Quincy Haynes is Co-Chair of Architecture Foundation’s Young Trustees and Part II Architectural Assistant at RCKa.





As the year draws to a close and the winter evenings draw in earlier, we can’t help but reflect on the year just gone and our plans for 2023. I use the word ‘plans’ lightly, as we know how quickly they can often go awry, but nonetheless we stay optimistic. On a global scale, promises will have been made at COP27, which outline efforts to tackle the climate crisis and set our path for the future. In London, we debate the role of the green belt in a delicate balance to tackle the housing crisis – whilst on a personal level, we all consider our plans for the New Year. My selection of events this month encourages us all to reflect on the year and rediscover the passion, joy and hopefully humour of the events during the year. It would be a shame to not start with Open City’s The Londown Christmas Review of the Year, where Phineas Harper chairs special guests in a live, on-stage podcast show reflecting on the gems of 2022!


Now, I’m not one for completing New Year’s Resolutions, but the festive season does invoke thoughts of returning home to family. Currently on at the Museum of Home How We Build Home is a photography exhibition and interactive installation that explores home-making practices, explored through the eyes of Black Women by Azeezat Johnson and Wasi Daniju. The installation explores the symbolic connection of quilts, and the bonds the craft and practice forms. Continuing in the thread of weaving – at the Tate artists Cecilia Vicuña and Magdalena Abakanowicz use textiles and fabrics to explore creative possibilities until early February – encouraging children and families to play. 
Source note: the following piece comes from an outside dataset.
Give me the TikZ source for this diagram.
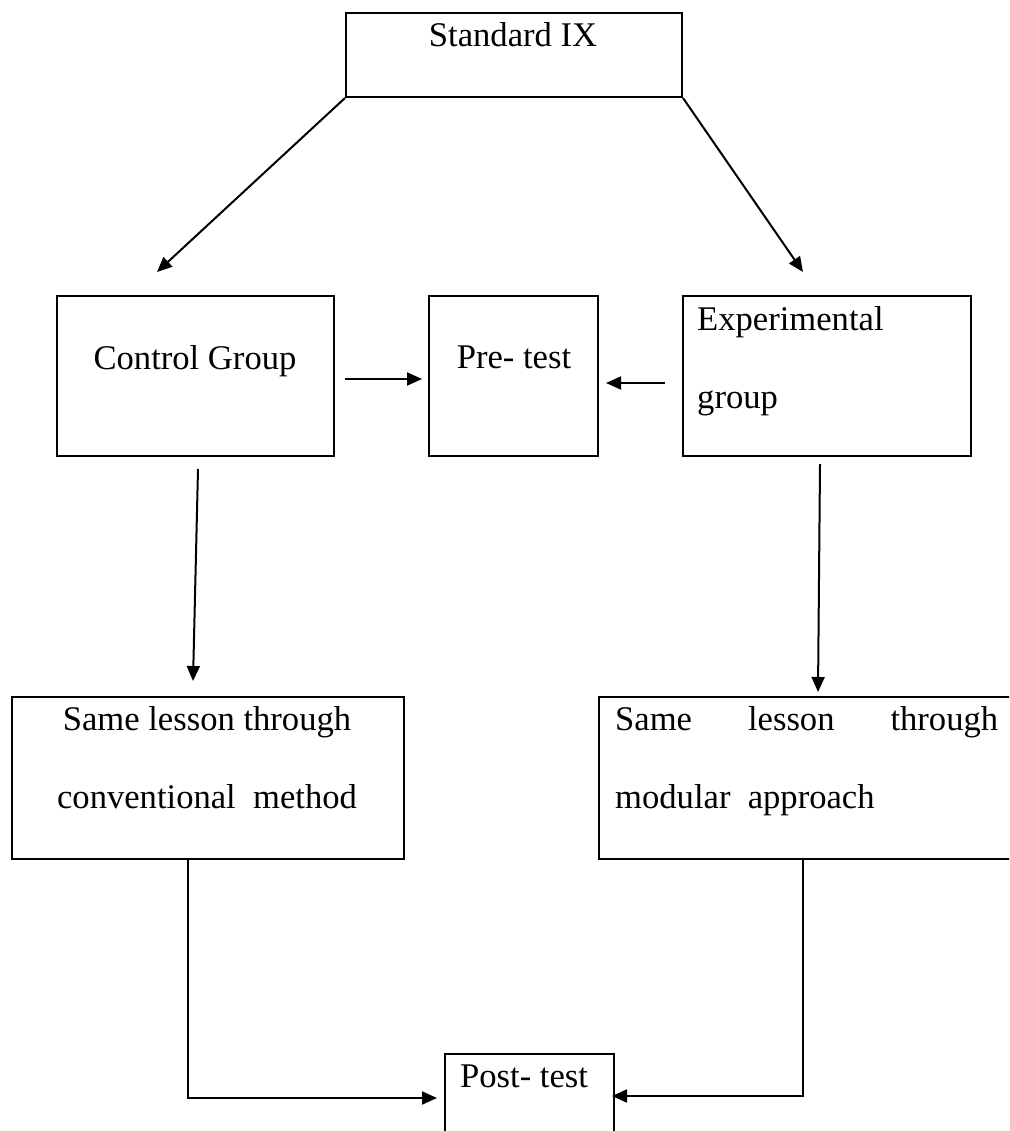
\documentclass[tikz,border=0pt]{standalone}
\usepackage{fontspec}
\setmainfont{Liberation Serif}
\usepackage{tikz}
\usetikzlibrary{arrows.meta}

\begin{document}
\begin{tikzpicture}[
        x=1pt, y=-1pt,
        font=\fontsize{34.6}{40}\selectfont,
        box/.style={rectangle, draw=black, line width=2pt, inner sep=0pt},
        txt/.style={inner sep=0pt},
        line/.style={draw=black, line width=2pt, -{Triangle[length=15pt, width=13pt]}}
    ]
        \clip (0,0) rectangle (1009,1131);

        % boxes
        \node [box, minimum width=336pt, minimum height=84pt] (std) at (514,55) {};
        \node [box, minimum width=277pt, minimum height=160pt] (ctrl) at (195.5,376) {};
        \node [box, minimum width=169pt, minimum height=160pt] (pre) at (513.5,376) {};
        \node [box, minimum width=288pt, minimum height=160pt] (expt) at (827,376) {};
        \node [box, minimum width=392pt, minimum height=162pt] (conv) at (208,778) {};
        \node [box, minimum width=416pt, minimum height=162pt] (modu) at (807,778) {};
        \node [box, minimum width=169pt, minimum height=140pt] (post) at (529.5,1124) {};

        % texts
        \node [txt, anchor=base] (stdtxt) at (513,47) {Standard IX};
        \node [txt, anchor=base] (ctrltxt) at (195,369) {Control Group};
        \node [txt, anchor=base] (pretxt) at (514,368) {Pre- test};
        \node [txt, anchor=base west] (expttxt) at (697,330) {Experimental};
        \node [txt, anchor=base west] (expttxtb) at (697,408) {group};
        \node [txt, anchor=base] (convtxt) at (207,730) {Same lesson through};
        \node [txt, anchor=base] (convtxtb) at (207,808) {conventional\ \ method};
        \node [txt, anchor=base west] (modutxt) at (615,730) {\makebox[383pt][l]{Same\hfill lesson\hfill through}};
        \node [txt, anchor=base west] (modutxtb) at (615,808) {modular\ \ approach};
        \node [txt, anchor=base west] (posttxt) at (460,1087) {Post- test};

        \coordinate (ctrltip) at (157,272);
        \coordinate (expttip) at (803,272);

        % connectors
        \draw[line] (std.south west) -- (ctrltip);
        \draw[line] (std.south east) -- (expttip);
        \draw[line] ([xshift=10pt, yshift=-3pt]ctrl.east) -- ([xshift=-6pt, yshift=-3pt]pre.west);
        \draw[line] ([xshift=-17pt, yshift=-7pt]expt.west) -- ([xshift=7pt, yshift=-7pt]pre.east);
        \draw[line] ([xshift=2.5pt, yshift=-12pt]ctrl.south) -- ([xshift=-15pt, yshift=15pt]conv.north);
        \draw[line] ([xshift=-7pt, yshift=-7pt]expt.south) -- ([xshift=11pt, yshift=4pt]modu.north);
        \draw[line] ([xshift=-20pt]conv.south) |- ([xshift=-7pt, yshift=26pt]post.west);
        \draw[line] ([xshift=-4pt]modu.south) |- ([xshift=-3pt, yshift=28pt]post.east);
    \end{tikzpicture}
\end{document}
While over at the Design Museum, Yinka Illori displays fabric that further celebrates the medium as a tool for storytelling with Parables For Happiness. His display, inspired by his British-Nigerian heritage, provides a vibrant pop of colour for a grey London evening. At the Barbican, Black British cultured is further celebrated by the Black Music Coalition who raise awareness of the racism black artists and professionals have faced in the UK. 
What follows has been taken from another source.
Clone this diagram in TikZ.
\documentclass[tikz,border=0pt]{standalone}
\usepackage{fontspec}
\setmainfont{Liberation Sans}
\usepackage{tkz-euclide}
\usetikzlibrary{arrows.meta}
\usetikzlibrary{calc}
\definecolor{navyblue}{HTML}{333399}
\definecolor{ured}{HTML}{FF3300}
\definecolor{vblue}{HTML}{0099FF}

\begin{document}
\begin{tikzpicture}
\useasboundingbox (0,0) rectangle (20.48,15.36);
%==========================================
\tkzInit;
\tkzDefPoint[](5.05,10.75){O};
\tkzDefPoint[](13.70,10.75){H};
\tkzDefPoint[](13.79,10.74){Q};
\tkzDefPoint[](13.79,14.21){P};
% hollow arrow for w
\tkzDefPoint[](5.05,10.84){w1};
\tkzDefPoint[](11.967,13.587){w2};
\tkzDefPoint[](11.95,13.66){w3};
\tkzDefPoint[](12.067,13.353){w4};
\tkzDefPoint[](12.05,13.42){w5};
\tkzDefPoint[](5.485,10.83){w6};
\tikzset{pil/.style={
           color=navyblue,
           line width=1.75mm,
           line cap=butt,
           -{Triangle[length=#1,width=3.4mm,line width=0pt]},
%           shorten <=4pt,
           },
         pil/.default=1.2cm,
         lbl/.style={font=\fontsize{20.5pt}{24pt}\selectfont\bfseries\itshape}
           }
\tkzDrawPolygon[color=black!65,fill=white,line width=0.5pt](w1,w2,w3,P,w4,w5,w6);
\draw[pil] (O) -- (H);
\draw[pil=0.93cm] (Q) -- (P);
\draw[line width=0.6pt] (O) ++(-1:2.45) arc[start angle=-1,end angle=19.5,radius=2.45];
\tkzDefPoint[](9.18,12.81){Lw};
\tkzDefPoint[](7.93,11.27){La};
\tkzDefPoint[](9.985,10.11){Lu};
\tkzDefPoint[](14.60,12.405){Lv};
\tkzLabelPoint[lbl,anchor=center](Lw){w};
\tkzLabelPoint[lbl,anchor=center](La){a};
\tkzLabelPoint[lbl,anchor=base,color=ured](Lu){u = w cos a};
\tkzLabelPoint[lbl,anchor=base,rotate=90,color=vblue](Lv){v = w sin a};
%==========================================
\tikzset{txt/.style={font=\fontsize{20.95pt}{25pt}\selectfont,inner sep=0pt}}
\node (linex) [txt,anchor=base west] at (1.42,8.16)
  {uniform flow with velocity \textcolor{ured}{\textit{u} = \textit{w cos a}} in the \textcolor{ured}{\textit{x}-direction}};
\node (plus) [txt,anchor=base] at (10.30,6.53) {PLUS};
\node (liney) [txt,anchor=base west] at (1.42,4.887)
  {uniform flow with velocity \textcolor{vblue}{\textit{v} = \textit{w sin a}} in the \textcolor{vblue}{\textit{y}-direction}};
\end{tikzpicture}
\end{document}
In the spirit of reflection – and action – the AA New Standards series concludes on 1st December with, recent AJ Rising Star and Architecture Foundation’s Young Trustee, Jordan Whitewood-Neal and Dr Jos Boys, discussing the notion of comfort and the ever-present standardisation of the spaces we inhabit.
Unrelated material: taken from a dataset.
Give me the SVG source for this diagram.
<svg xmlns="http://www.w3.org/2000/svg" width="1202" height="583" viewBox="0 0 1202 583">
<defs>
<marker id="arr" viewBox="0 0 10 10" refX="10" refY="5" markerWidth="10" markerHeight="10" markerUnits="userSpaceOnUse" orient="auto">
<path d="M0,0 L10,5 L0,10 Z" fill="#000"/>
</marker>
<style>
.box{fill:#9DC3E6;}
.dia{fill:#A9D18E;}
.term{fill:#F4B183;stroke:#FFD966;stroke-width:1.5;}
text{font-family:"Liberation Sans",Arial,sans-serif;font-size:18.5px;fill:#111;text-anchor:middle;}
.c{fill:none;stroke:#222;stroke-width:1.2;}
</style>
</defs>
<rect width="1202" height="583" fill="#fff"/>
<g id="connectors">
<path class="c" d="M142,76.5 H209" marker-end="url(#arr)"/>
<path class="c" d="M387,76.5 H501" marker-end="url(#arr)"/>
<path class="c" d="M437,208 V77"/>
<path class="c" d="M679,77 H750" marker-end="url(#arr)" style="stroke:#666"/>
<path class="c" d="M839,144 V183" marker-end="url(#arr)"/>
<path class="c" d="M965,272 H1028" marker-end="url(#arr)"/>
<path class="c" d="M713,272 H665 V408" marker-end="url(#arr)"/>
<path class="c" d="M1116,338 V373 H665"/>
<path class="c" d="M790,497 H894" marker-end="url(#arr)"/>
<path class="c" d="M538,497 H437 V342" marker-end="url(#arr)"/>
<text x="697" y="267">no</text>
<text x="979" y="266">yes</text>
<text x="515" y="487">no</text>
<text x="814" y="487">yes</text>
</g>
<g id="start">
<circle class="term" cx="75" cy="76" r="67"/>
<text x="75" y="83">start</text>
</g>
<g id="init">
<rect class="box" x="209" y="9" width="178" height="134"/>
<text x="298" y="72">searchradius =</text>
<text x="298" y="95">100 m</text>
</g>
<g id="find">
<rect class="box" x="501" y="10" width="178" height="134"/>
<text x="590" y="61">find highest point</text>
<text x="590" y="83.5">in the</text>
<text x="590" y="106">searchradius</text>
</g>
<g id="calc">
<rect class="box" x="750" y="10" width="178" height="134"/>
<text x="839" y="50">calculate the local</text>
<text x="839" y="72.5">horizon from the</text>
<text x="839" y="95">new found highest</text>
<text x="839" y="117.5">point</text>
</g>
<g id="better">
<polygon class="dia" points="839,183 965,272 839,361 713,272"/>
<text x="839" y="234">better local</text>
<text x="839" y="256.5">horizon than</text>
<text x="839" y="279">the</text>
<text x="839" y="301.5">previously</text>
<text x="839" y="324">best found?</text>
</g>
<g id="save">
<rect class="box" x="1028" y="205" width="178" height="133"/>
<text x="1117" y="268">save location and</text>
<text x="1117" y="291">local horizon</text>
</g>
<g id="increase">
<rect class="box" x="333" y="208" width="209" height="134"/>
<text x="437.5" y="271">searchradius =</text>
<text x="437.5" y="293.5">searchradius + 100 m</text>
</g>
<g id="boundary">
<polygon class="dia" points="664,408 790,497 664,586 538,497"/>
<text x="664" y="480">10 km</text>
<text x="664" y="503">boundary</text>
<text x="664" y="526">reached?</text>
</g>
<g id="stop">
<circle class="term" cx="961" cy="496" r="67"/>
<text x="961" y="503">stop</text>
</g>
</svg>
Now in its sixth year, the Museum of Architecture hosts The Gingerbread City – which takes a global perspective, asking participants to champion sustainable design ideas. For those of you that know me (and my sweet tooth) I hope you’ll find the edible masterplan designed by Madeline Kessler Architecture and Tibbalds Planning and Design as impressive as I have in the past. Our Spice Girls tribute nightclub really is a sweet spot in my memory! Finally – it would be rude to not round out the festive season – the Southbank hosts a dazzling array of spectacles as part of their Winter Light festivities, from Jakob Kvist’s Dichroic Sphere to David Batchelor’s Sixty Minute Spectrum.


So with my Guest Edit, I hope that as the clocks strike 12 on New Year’s Eve these highlights have provided you with an opportunity to reflect and feel optimistic for the coming year.